A true relationship changes you. It changes you because you care so deeply about the other person that you focus more on them than on yourself. Jesus speaks in parables and calls us to listen, and when a rabbi calls you to listen, it’s expected that you will respond to what you hear. Listening is not passive, it’s active. As you change in order to please the other person, they change because you have shown that this relationship is important to you and you are invited into their heart, you find a person and place where you belong. At the heart of this parable, that’s what’s going on. The narrow door is a relationship with the owner of the mansion, the host of the feast, with Jesus and our Father in heaven.
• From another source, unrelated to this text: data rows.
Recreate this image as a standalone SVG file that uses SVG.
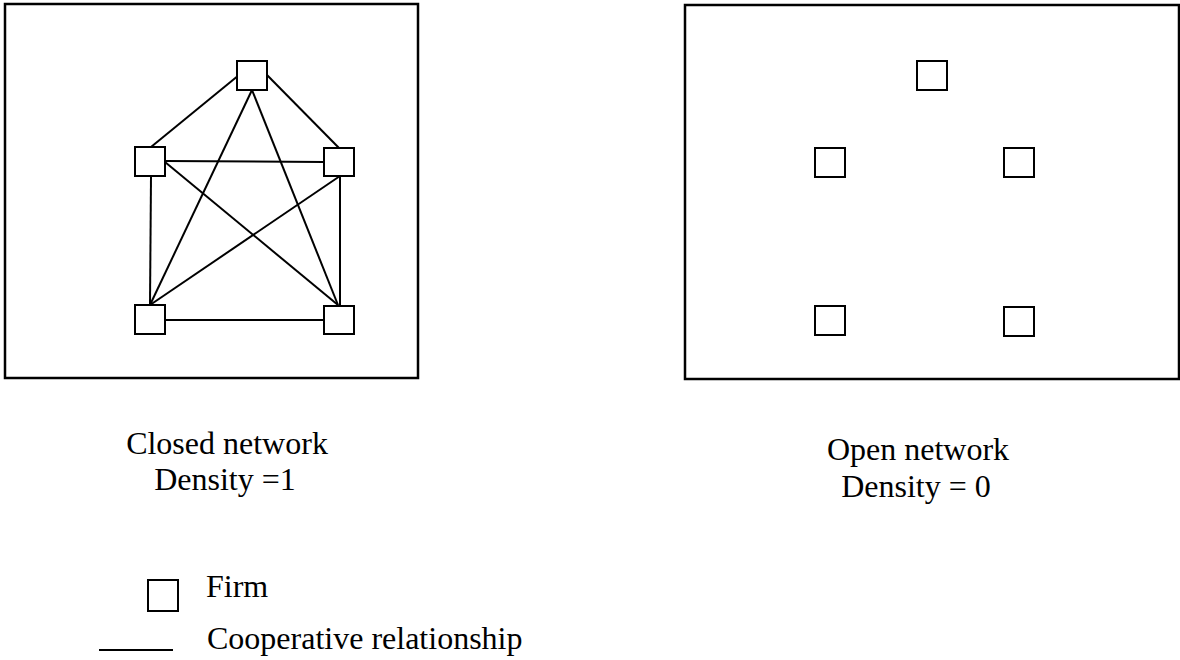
<svg xmlns="http://www.w3.org/2000/svg" width="1180" height="660" viewBox="0 0 1180 660">
<style>
.frame{fill:none;stroke:#000;stroke-width:2.5}
.firm{fill:#fff;stroke:#000;stroke-width:2}
.edge{stroke:#000;stroke-width:2;fill:none}
text{font-family:"Liberation Serif","Times New Roman",serif;font-size:32px;fill:#000}
.c{text-anchor:middle}
</style>
<rect width="1180" height="660" fill="#fff"/>
<rect id="closed-frame" class="frame" x="5" y="4" width="413" height="374"/>
<rect id="open-frame" class="frame" x="685" y="5" width="494" height="374"/>
<g id="connectors">
<line class="edge" x1="239" y1="75" x2="151" y2="147"/>
<line class="edge" x1="267" y1="75" x2="339" y2="148"/>
<line class="edge" x1="252" y1="90" x2="150" y2="305"/>
<line class="edge" x1="252" y1="90" x2="338" y2="305"/>
<line class="edge" x1="165" y1="161" x2="324" y2="162"/>
<line class="edge" x1="165" y1="162" x2="338" y2="305"/>
<line class="edge" x1="340" y1="176" x2="150" y2="305"/>
<line class="edge" x1="151" y1="176" x2="150" y2="305"/>
<line class="edge" x1="340" y1="176" x2="340" y2="306"/>
<line class="edge" x1="165" y1="320" x2="324" y2="320"/>
</g>
<g id="c-top"><rect class="firm" x="237" y="61" width="30" height="29"/></g>
<g id="c-left"><rect class="firm" x="135" y="147" width="30" height="29"/></g>
<g id="c-right"><rect class="firm" x="324" y="148" width="30" height="28"/></g>
<g id="c-bl"><rect class="firm" x="135" y="305" width="30" height="29"/></g>
<g id="c-br"><rect class="firm" x="324" y="306" width="30" height="28"/></g>
<g id="o-top"><rect class="firm" x="917" y="61" width="30" height="29"/></g>
<g id="o-left"><rect class="firm" x="815" y="148" width="30" height="29"/></g>
<g id="o-right"><rect class="firm" x="1004" y="148" width="30" height="29"/></g>
<g id="o-bl"><rect class="firm" x="815" y="306" width="30" height="29"/></g>
<g id="o-br"><rect class="firm" x="1004" y="307" width="30" height="29"/></g>
<g id="labels">
<text class="c" x="227" y="454">Closed network</text>
<text class="c" x="225" y="490">Density =1</text>
<text class="c" x="918" y="460">Open network</text>
<text class="c" x="916" y="497">Density = 0</text>
</g>
<g id="legend">
<rect class="firm" x="148" y="580" width="30" height="31"/>
<text x="206" y="597">Firm</text>
<line class="edge" x1="99" y1="650" x2="173" y2="650"/>
<text x="207" y="649">Cooperative relationship</text>
</g>
</svg>
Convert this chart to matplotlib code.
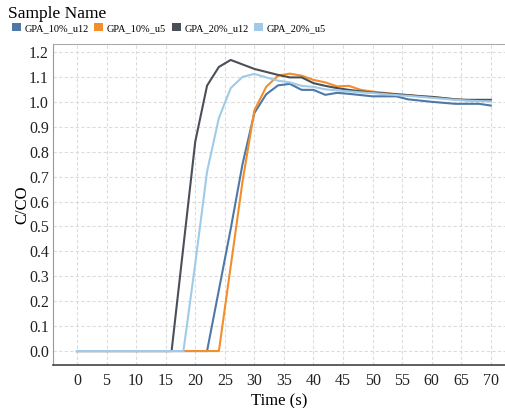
import matplotlib

matplotlib.use("Agg")
import matplotlib.pyplot as plt
from matplotlib.patches import Patch
import numpy as np

plt.rcParams["font.family"] = ["Liberation Serif", "DejaVu Serif"]

# 取樣時間 (s)，每 2 秒一點
time_s = np.arange(0, 72, 2)

names = ["GPA_10%_u12", "GPA_10%_u5", "GPA_20%_u12", "GPA_20%_u5"]
colors = ["#4e79a7", "#f28e2b", "#4b4f56", "#a0cbe8"]

gpa10_u12 = [0, 0, 0, 0, 0, 0, 0, 0, 0, 0, 0, 0,
             0.245, 0.49, 0.75, 0.955, 1.03, 1.066, 1.072, 1.048, 1.048, 1.028,
             1.036, 1.032, 1.027, 1.022, 1.022, 1.022, 1.01, 1.005, 1.0, 0.996,
             0.992, 0.992, 0.992, 0.985]
gpa10_u5 = [0, 0, 0, 0, 0, 0, 0, 0, 0, 0, 0, 0, 0,
            0.34, 0.68, 0.965, 1.06, 1.105, 1.113, 1.105, 1.088, 1.078,
            1.062, 1.064, 1.048, 1.041, 1.036, 1.031, 1.027, 1.022, 1.018, 1.015,
            1.01, 1.006, 1.005, 1.005]
gpa20_u12 = [0, 0, 0, 0, 0, 0, 0, 0, 0,
             0.42, 0.84, 1.065, 1.14, 1.168, 1.15, 1.132, 1.12, 1.108, 1.098,
             1.098, 1.075, 1.064, 1.055, 1.048, 1.042, 1.037, 1.034, 1.03, 1.027,
             1.023, 1.02, 1.015, 1.01, 1.008, 1.008, 1.008]
gpa20_u5 = [0, 0, 0, 0, 0, 0, 0, 0, 0, 0,
            0.35, 0.72, 0.935, 1.055, 1.1, 1.112, 1.098, 1.085, 1.078, 1.064,
            1.06, 1.05, 1.046, 1.042, 1.038, 1.035, 1.031, 1.027, 1.024, 1.02,
            1.016, 1.012, 1.008, 1.005, 1.003, 1.002]

series = [gpa10_u12, gpa10_u5, gpa20_u12, gpa20_u5]

fig = plt.figure(figsize=(5.05, 4.08), dpi=100)
ax = fig.add_axes([53 / 505, 1 - 365 / 408, 452 / 505, 321 / 408])

for name, vals, c in zip(names, series, colors):
    ax.plot(time_s, vals, color=c, lw=1.5, label=name)

ax.set_xlim(-4.06, 72.4)
ax.set_ylim(-0.056, 1.232)
ax.set_xticks(np.arange(0, 75, 5))
ax.set_yticks(np.arange(0, 1.25, 0.1))
ax.yaxis.set_major_formatter(matplotlib.ticker.FormatStrFormatter("%.1f"))
ax.tick_params(length=0, labelsize=11.5, colors="#222222")
ax.tick_params(axis="x", pad=6)
ax.tick_params(axis="y", pad=3)
ax.grid(True, color="#dcdcdc", lw=0.8, ls=(0, (3, 2)))
ax.set_axisbelow(True)

ax.spines["right"].set_visible(False)
ax.spines["top"].set_color("#aaaaaa")
ax.spines["left"].set_color("#999999")
ax.spines["bottom"].set_color("#444444")
ax.spines["bottom"].set_linewidth(1.2)

ax.set_xlabel("Time (s)", fontsize=12, labelpad=3)
ax.set_ylabel("C/CO", fontsize=12)
ax.yaxis.set_label_coords(-23 / 452, 0.5)

fig.text(8 / 505, 1 - 14 / 408, "Sample Name", fontsize=12.5, va="center", ha="left")
handles = [Patch(facecolor=c, edgecolor="none") for c in colors]
fig.legend(handles, names, loc="upper left", bbox_to_anchor=(12 / 505, 1 - 23 / 408),
           ncol=4, frameon=False, fontsize=7.5, handlelength=0.85, handleheight=0.85,
           handletextpad=0.35, columnspacing=0.55, borderaxespad=0, borderpad=0)

fig.savefig("out.png", dpi=100)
It’s about working towards allowing Jesus to shape our lives, our desires, our focus and our goals. Jesus doesn’t say how many or how few will be saved, he points to the way to experience belonging to the Father through having a relationship with Jesus. Yet when you listen, the feast is filled with people from all over who have worked at their relationship with the host and are now inside. 
The comfort comes from knowing that Jesus reaches out to you first and never gives up reaching out to you to have a deeper relationship with you because he wants you to belong, he wants you to know that the feast is for you, that the narrow door takes you home.